Job
Below are entries. Reproduce exactly the lines between the line holding "Write the seaborn" and the line holding "import pandas as pd", inclusive, and only those.

Figure scripts:
········

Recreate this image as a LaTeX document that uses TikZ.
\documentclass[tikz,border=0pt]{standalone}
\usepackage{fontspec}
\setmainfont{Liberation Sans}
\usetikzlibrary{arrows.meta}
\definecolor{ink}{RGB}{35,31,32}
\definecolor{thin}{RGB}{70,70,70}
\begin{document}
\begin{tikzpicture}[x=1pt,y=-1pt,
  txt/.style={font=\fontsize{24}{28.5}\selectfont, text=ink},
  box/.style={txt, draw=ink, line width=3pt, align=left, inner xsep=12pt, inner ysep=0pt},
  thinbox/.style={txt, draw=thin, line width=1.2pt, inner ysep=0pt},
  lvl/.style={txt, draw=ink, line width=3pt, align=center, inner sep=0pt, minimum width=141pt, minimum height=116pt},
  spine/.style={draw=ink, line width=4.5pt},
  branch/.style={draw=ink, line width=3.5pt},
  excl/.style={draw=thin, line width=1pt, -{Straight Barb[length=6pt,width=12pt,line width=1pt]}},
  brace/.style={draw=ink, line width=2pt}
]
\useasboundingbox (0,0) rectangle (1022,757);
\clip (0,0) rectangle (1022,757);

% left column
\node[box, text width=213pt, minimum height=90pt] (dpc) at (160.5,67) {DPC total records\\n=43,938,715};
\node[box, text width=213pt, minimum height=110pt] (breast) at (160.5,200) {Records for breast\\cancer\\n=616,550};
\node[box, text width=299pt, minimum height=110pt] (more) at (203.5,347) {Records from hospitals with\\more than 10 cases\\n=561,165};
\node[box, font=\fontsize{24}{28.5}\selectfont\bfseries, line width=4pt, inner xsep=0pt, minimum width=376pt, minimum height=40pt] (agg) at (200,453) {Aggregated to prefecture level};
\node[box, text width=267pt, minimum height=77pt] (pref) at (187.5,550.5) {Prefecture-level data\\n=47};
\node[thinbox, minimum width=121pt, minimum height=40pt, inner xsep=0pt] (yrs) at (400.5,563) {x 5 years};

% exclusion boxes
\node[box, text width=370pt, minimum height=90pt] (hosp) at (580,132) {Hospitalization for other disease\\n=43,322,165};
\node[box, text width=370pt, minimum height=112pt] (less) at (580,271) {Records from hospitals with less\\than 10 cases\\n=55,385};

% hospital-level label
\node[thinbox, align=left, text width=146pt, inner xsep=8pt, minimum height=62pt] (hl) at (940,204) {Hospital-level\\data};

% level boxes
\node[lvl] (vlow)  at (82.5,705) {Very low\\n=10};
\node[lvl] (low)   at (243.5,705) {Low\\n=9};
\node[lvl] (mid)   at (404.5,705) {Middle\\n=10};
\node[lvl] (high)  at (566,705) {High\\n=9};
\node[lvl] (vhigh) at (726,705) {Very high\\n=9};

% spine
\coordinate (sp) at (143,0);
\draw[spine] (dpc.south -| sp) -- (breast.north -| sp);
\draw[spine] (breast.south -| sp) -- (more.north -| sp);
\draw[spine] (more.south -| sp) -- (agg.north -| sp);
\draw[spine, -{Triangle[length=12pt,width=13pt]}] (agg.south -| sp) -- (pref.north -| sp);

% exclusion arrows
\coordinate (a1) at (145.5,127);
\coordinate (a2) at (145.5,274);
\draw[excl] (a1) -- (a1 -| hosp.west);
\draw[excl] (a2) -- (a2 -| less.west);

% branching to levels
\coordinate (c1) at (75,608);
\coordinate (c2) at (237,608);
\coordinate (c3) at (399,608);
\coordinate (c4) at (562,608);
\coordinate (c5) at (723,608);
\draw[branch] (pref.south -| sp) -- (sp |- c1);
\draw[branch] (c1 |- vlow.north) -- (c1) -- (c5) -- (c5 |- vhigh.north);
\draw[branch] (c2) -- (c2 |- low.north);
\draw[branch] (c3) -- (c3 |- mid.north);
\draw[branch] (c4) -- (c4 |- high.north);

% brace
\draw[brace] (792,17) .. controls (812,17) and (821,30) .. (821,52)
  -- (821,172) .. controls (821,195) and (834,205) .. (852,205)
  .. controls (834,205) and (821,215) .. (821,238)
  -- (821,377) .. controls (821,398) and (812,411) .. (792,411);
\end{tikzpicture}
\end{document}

········

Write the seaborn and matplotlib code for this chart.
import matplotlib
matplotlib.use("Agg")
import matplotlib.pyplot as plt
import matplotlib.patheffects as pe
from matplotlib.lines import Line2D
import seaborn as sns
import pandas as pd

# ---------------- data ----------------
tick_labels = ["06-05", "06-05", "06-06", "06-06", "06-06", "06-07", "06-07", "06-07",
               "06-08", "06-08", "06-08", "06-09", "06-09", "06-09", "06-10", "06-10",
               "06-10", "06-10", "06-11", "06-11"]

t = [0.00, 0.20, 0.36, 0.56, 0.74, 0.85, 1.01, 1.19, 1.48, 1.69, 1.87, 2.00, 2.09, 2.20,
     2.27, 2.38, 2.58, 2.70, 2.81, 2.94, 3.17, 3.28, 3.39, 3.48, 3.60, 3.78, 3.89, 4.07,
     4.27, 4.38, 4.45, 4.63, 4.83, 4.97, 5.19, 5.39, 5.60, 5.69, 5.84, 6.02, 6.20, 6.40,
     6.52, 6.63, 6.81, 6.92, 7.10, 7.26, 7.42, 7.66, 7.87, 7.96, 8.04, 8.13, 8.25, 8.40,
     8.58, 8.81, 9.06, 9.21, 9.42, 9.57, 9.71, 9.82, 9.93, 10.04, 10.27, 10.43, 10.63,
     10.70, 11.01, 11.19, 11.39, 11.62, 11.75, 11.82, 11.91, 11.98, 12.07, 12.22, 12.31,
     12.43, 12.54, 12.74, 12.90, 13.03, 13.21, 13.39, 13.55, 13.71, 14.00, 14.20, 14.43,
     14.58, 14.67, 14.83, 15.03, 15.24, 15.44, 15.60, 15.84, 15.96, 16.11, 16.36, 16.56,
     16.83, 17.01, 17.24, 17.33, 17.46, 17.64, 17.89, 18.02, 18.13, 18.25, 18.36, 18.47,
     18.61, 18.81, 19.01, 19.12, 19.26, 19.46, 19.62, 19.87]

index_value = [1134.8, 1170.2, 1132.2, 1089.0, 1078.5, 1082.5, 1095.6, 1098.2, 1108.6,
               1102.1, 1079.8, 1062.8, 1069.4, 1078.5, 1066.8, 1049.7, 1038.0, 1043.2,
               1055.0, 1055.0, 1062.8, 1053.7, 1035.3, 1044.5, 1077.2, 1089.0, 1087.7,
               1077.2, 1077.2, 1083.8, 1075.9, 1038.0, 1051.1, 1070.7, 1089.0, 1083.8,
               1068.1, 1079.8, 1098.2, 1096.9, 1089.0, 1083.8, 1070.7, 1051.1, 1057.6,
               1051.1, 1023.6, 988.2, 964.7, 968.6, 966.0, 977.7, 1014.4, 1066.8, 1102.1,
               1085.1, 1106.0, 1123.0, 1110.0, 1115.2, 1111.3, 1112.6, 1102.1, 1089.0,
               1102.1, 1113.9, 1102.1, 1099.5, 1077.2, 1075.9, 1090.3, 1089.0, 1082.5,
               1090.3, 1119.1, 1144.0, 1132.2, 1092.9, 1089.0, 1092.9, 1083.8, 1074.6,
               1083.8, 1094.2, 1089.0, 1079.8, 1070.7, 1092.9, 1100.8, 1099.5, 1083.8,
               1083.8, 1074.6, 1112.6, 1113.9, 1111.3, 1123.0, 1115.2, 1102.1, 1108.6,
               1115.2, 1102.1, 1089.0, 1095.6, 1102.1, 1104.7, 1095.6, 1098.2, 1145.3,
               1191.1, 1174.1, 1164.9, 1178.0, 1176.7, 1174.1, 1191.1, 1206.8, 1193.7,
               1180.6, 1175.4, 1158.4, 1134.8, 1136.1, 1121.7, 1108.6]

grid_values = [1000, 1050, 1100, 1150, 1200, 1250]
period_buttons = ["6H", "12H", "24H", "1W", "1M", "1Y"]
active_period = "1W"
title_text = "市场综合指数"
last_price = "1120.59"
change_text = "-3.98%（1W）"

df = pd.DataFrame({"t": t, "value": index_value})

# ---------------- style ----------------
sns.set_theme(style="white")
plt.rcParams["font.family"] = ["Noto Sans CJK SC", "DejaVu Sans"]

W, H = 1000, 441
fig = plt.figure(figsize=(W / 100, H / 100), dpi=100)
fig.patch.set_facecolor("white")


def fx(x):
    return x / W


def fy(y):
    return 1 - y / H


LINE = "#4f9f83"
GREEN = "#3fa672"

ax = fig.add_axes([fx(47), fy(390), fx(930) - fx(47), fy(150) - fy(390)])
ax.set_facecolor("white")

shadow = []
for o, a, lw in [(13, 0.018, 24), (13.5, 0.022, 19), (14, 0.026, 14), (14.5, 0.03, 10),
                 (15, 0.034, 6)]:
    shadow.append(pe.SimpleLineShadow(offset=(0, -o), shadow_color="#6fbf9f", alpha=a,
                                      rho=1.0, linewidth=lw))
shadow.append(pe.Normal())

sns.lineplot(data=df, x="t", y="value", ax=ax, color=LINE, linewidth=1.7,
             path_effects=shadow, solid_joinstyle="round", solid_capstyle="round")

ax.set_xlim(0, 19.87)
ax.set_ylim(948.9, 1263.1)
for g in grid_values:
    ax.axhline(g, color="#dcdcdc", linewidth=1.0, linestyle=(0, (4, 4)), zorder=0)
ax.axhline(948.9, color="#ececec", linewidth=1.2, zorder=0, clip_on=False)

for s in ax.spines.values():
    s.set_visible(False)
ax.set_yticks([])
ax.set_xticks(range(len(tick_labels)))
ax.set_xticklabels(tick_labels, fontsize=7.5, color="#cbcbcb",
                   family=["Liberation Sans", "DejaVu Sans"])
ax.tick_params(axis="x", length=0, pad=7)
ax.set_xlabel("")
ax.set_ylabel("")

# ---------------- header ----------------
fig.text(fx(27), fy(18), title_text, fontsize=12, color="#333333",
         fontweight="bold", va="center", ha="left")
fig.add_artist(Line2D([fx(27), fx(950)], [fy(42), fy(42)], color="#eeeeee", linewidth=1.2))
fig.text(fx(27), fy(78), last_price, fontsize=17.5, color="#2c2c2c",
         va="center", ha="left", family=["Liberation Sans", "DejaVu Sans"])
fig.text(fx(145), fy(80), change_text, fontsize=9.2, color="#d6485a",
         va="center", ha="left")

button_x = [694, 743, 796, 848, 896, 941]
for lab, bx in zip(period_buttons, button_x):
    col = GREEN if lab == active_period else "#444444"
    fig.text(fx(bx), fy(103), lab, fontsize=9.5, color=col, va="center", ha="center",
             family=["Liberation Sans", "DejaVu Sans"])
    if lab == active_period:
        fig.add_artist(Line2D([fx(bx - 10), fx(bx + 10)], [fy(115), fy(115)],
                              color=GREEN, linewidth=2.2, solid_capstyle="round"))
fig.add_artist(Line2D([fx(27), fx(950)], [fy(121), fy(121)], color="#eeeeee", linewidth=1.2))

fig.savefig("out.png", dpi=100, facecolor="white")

········

Expected answer
Write the seaborn and matplotlib code for this chart.
import matplotlib
matplotlib.use("Agg")
import matplotlib.pyplot as plt
import matplotlib.patheffects as pe
from matplotlib.lines import Line2D
import seaborn as sns
import pandas as pd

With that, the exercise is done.